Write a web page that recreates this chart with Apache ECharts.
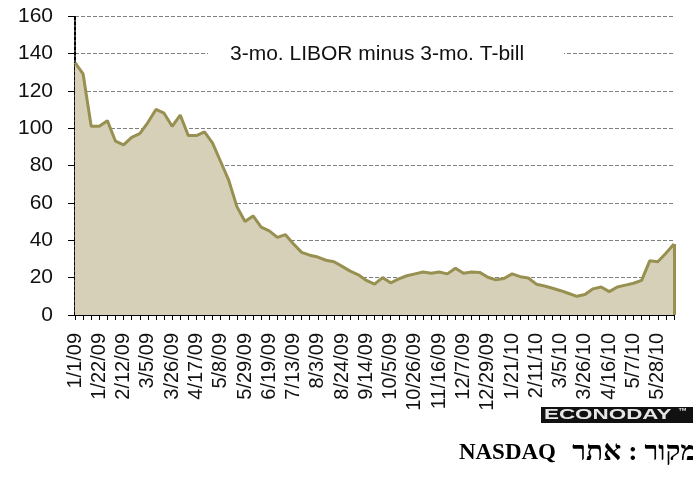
<!DOCTYPE html>
<html>
<head>
<meta charset="utf-8">
<script src="https://cdn.jsdelivr.net/npm/echarts@6/dist/echarts.min.js"></script>
<style>
  html, body { margin: 0; padding: 0; background: #fff; }
  #chart { width: 693px; height: 478px; }
</style>
</head>
<body>
<div id="chart"></div>
<script>
// weekly dates, a label on every third one
const dates = [
  '1/1/09', '1/8/09', '1/15/09', '1/22/09', '1/29/09', '2/5/09', '2/12/09', '2/19/09', '2/26/09',
  '3/5/09', '3/12/09', '3/19/09', '3/26/09', '4/2/09', '4/9/09', '4/17/09', '4/24/09', '5/1/09',
  '5/8/09', '5/15/09', '5/22/09', '5/29/09', '6/5/09', '6/12/09', '6/19/09', '6/26/09', '7/6/09',
  '7/13/09', '7/20/09', '7/27/09', '8/3/09', '8/10/09', '8/17/09', '8/24/09', '8/31/09', '9/8/09',
  '9/14/09', '9/21/09', '9/28/09', '10/5/09', '10/13/09', '10/19/09', '10/26/09', '11/2/09', '11/9/09',
  '11/16/09', '11/23/09', '11/30/09', '12/7/09', '12/14/09', '12/21/09', '12/29/09', '1/5/10', '1/12/10',
  '1/21/10', '1/28/10', '2/4/10', '2/11/10', '2/19/10', '2/26/10', '3/5/10', '3/12/10', '3/19/10',
  '3/26/10', '4/2/10', '4/9/10', '4/16/10', '4/23/10', '4/30/10', '5/7/10', '5/14/10', '5/21/10',
  '5/28/10', '6/4/10', '6/11/10'
]

// 3-mo LIBOR minus 3-mo T-bill, basis points
const spread = [
  135, 129, 101, 101, 104, 93, 91, 95, 97, 103,
  110, 108, 101, 107, 96, 96, 98, 92, 82, 72,
  58, 50, 53, 47, 45, 41.5, 43, 38, 33.5, 32,
  31, 29.3, 28.5, 26, 23.5, 21.5, 18.5, 16.5, 20, 17.2,
  19.3, 21, 22, 23, 22.3, 23, 22, 25, 22.3, 23,
  22.8, 20.2, 18.8, 19.5, 22, 20.5, 19.8, 16.5, 15.5, 14.3,
  13, 11.5, 10, 11, 14, 15, 12.5, 15, 16, 17,
  18.5, 29, 28.5, 33, 38
]

const yTicks = { min: 0, max: 160, step: 20 }

const titleText = '3-mo. LIBOR minus 3-mo. T-bill'
// source line: hebrew part and latin part drawn side by side
const sourceHe = 'מקור : אתר'
const sourceEn = 'NASDAQ'

const lineColor = '#989050'
const fillColor = '#d7d0b9'
const labelFont = '"Liberation Sans", Arial, sans-serif'
const serifFont = '"Liberation Serif", "Times New Roman", serif'

const myChart = echarts.init(document.getElementById('chart'), null, { renderer: 'canvas' })

const lastIdx = dates.length - 1

const option = {
  animation: false,
  backgroundColor: '#fff',
  title: {
    text: titleText,
    left: 208,
    top: 42,
    padding: [2, 40, 2, 22],
    backgroundColor: '#fff',
    textStyle: {
      fontFamily: labelFont,
      fontWeight: 'normal',
      fontSize: 21,
      color: '#111'
    }
  },
  grid: {
    left: 75,
    right: 19,
    top: 16,
    bottom: 163,
    containLabel: false,
    outerBoundsMode: 'none'
  },
  xAxis: {
    type: 'category',
    boundaryGap: false,
    data: dates,
    axisLine: {
      show: true,
      lineStyle: { color: '#000', width: 2 }
    },
    axisTick: {
      show: true,
      interval: 0,
      length: 5,
      lineStyle: { color: '#000', width: 1 }
    },
    axisLabel: {
      interval: 2,
      rotate: 90,
      margin: 18,
      hideOverlap: false,
      fontFamily: labelFont,
      fontSize: 20,
      color: '#111'
    },
    splitLine: { show: false }
  },
  yAxis: {
    type: 'value',
    min: yTicks.min,
    max: yTicks.max,
    interval: yTicks.step,
    axisLine: {
      show: true,
      lineStyle: { color: '#000', width: 2, type: [3, 2] }
    },
    axisTick: {
      show: true,
      length: 7,
      lineStyle: { color: '#000', width: 1 }
    },
    axisLabel: {
      margin: 22,
      fontFamily: labelFont,
      fontSize: 21,
      color: '#111'
    },
    splitLine: {
      show: true,
      lineStyle: { color: '#808080', width: 1, type: [4, 2] }
    }
  },
  series: [
    {
      name: titleText,
      type: 'line',
      data: spread,
      symbol: 'none',
      smooth: false,
      lineStyle: { color: lineColor, width: 3 },
      areaStyle: { color: fillColor, opacity: 1 },
      z: 3,
      markLine: {
        silent: true,
        symbol: 'none',
        label: { show: false },
        lineStyle: { color: lineColor, width: 3, type: 'solid' },
        data: [
          [
            { coord: [lastIdx, 0] },
            { coord: [lastIdx, spread[lastIdx]] }
          ]
        ]
      }
    }
  ],
  graphic: [
    {
      type: 'rect',
      left: 541,
      top: 407,
      shape: { width: 152, height: 16 },
      style: { fill: '#111' }
    },
    {
      type: 'text',
      x: 544,
      y: 415,
      scaleX: 1.6,
      style: {
        text: 'ECONODAY',
        font: 'bold 14px ' + labelFont,
        fill: '#e6e6e6',
        textAlign: 'left',
        textVerticalAlign: 'middle'
      }
    },
    {
      type: 'text',
      x: 678,
      y: 412,
      style: {
        text: '™',
        font: 'bold 9px ' + labelFont,
        fill: '#e6e6e6',
        textAlign: 'left',
        textVerticalAlign: 'middle'
      }
    },
    {
      type: 'text',
      x: 697,
      y: 453,
      style: {
        text: sourceHe,
        font: 'bold 28px ' + serifFont,
        fill: '#000',
        textAlign: 'right',
        textVerticalAlign: 'middle'
      }
    },
    {
      type: 'text',
      x: 556,
      y: 453,
      style: {
        text: sourceEn,
        font: 'bold 23px ' + serifFont,
        fill: '#000',
        textAlign: 'right',
        textVerticalAlign: 'middle'
      }
    }
  ]
}

myChart.setOption(option)
</script>
</body>
</html>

- **WORK TO BE COMPLETED**
All of the material above needs to be restated exactly, with no pictures.

- **CORRECT OUTPUT**
Write a web page that recreates this chart with Apache ECharts.
<!DOCTYPE html>
<html>
<head>
<meta charset="utf-8">
<script src="https://cdn.jsdelivr.net/npm/echarts@6/dist/echarts.min.js"></script>
<style>
  html, body { margin: 0; padding: 0; background: #fff; }
  #chart { width: 693px; height: 478px; }
</style>
</head>
<body>
<div id="chart"></div>
<script>
// weekly dates, a label on every third one
const dates = [
  '1/1/09', '1/8/09', '1/15/09', '1/22/09', '1/29/09', '2/5/09', '2/12/09', '2/19/09', '2/26/09',
  '3/5/09', '3/12/09', '3/19/09', '3/26/09', '4/2/09', '4/9/09', '4/17/09', '4/24/09', '5/1/09',
  '5/8/09', '5/15/09', '5/22/09', '5/29/09', '6/5/09', '6/12/09', '6/19/09', '6/26/09', '7/6/09',
  '7/13/09', '7/20/09', '7/27/09', '8/3/09', '8/10/09', '8/17/09', '8/24/09', '8/31/09', '9/8/09',
  '9/14/09', '9/21/09', '9/28/09', '10/5/09', '10/13/09', '10/19/09', '10/26/09', '11/2/09', '11/9/09',
  '11/16/09', '11/23/09', '11/30/09', '12/7/09', '12/14/09', '12/21/09', '12/29/09', '1/5/10', '1/12/10',
  '1/21/10', '1/28/10', '2/4/10', '2/11/10', '2/19/10', '2/26/10', '3/5/10', '3/12/10', '3/19/10',
  '3/26/10', '4/2/10', '4/9/10', '4/16/10', '4/23/10', '4/30/10', '5/7/10', '5/14/10', '5/21/10',
  '5/28/10', '6/4/10', '6/11/10'
]

// 3-mo LIBOR minus 3-mo T-bill, basis points
const spread = [
  135, 129, 101, 101, 104, 93, 91, 95, 97, 103,
  110, 108, 101, 107, 96, 96, 98, 92, 82, 72,
  58, 50, 53, 47, 45, 41.5, 43, 38, 33.5, 32,
  31, 29.3, 28.5, 26, 23.5, 21.5, 18.5, 16.5, 20, 17.2,
  19.3, 21, 22, 23, 22.3, 23, 22, 25, 22.3, 23,
  22.8, 20.2, 18.8, 19.5, 22, 20.5, 19.8, 16.5, 15.5, 14.3,
  13, 11.5, 10, 11, 14, 15, 12.5, 15, 16, 17,
  18.5, 29, 28.5, 33, 38
]

const yTicks = { min: 0, max: 160, step: 20 }

const titleText = '3-mo. LIBOR minus 3-mo. T-bill'
// source line: hebrew part and latin part drawn side by side
const sourceHe = 'מקור : אתר'
const sourceEn = 'NASDAQ'

const lineColor = '#989050'
const fillColor = '#d7d0b9'
const labelFont = '"Liberation Sans", Arial, sans-serif'
const serifFont = '"Liberation Serif", "Times New Roman", serif'

const myChart = echarts.init(document.getElementById('chart'), null, { renderer: 'canvas' })

const lastIdx = dates.length - 1

const option = {
  animation: false,
  backgroundColor: '#fff',
  title: {
    text: titleText,
    left: 208,
    top: 42,
    padding: [2, 40, 2, 22],
    backgroundColor: '#fff',
    textStyle: {
      fontFamily: labelFont,
      fontWeight: 'normal',
      fontSize: 21,
      color: '#111'
    }
  },
  grid: {
    left: 75,
    right: 19,
    top: 16,
    bottom: 163,
    containLabel: false,
    outerBoundsMode: 'none'
  },
  xAxis: {
    type: 'category',
    boundaryGap: false,
    data: dates,
    axisLine: {
      show: true,
      lineStyle: { color: '#000', width: 2 }
    },
    axisTick: {
      show: true,
      interval: 0,
      length: 5,
      lineStyle: { color: '#000', width: 1 }
    },
    axisLabel: {
      interval: 2,
      rotate: 90,
      margin: 18,
      hideOverlap: false,
      fontFamily: labelFont,
      fontSize: 20,
      color: '#111'
    },
    splitLine: { show: false }
  },
  yAxis: {
    type: 'value',
    min: yTicks.min,
    max: yTicks.max,
    interval: yTicks.step,
    axisLine: {
      show: true,
      lineStyle: { color: '#000', width: 2, type: [3, 2] }
    },
    axisTick: {
      show: true,
      length: 7,
      lineStyle: { color: '#000', width: 1 }
    },
    axisLabel: {
      margin: 22,
      fontFamily: labelFont,
      fontSize: 21,
      color: '#111'
    },
    splitLine: {
      show: true,
      lineStyle: { color: '#808080', width: 1, type: [4, 2] }
    }
  },
  series: [
    {
      name: titleText,
      type: 'line',
      data: spread,
      symbol: 'none',
      smooth: false,
      lineStyle: { color: lineColor, width: 3 },
      areaStyle: { color: fillColor, opacity: 1 },
      z: 3,
      markLine: {
        silent: true,
        symbol: 'none',
        label: { show: false },
        lineStyle: { color: lineColor, width: 3, type: 'solid' },
        data: [
          [
            { coord: [lastIdx, 0] },
            { coord: [lastIdx, spread[lastIdx]] }
          ]
        ]
      }
    }
  ],
  graphic: [
    {
      type: 'rect',
      left: 541,
      top: 407,
      shape: { width: 152, height: 16 },
      style: { fill: '#111' }
    },
    {
      type: 'text',
      x: 544,
      y: 415,
      scaleX: 1.6,
      style: {
        text: 'ECONODAY',
        font: 'bold 14px ' + labelFont,
        fill: '#e6e6e6',
        textAlign: 'left',
        textVerticalAlign: 'middle'
      }
    },
    {
      type: 'text',
      x: 678,
      y: 412,
      style: {
        text: '™',
        font: 'bold 9px ' + labelFont,
        fill: '#e6e6e6',
        textAlign: 'left',
        textVerticalAlign: 'middle'
      }
    },
    {
      type: 'text',
      x: 697,
      y: 453,
      style: {
        text: sourceHe,
        font: 'bold 28px ' + serifFont,
        fill: '#000',
        textAlign: 'right',
        textVerticalAlign: 'middle'
      }
    },
    {
      type: 'text',
      x: 556,
      y: 453,
      style: {
        text: sourceEn,
        font: 'bold 23px ' + serifFont,
        fill: '#000',
        textAlign: 'right',
        textVerticalAlign: 'middle'
      }
    }
  ]
}

myChart.setOption(option)
</script>
</body>
</html>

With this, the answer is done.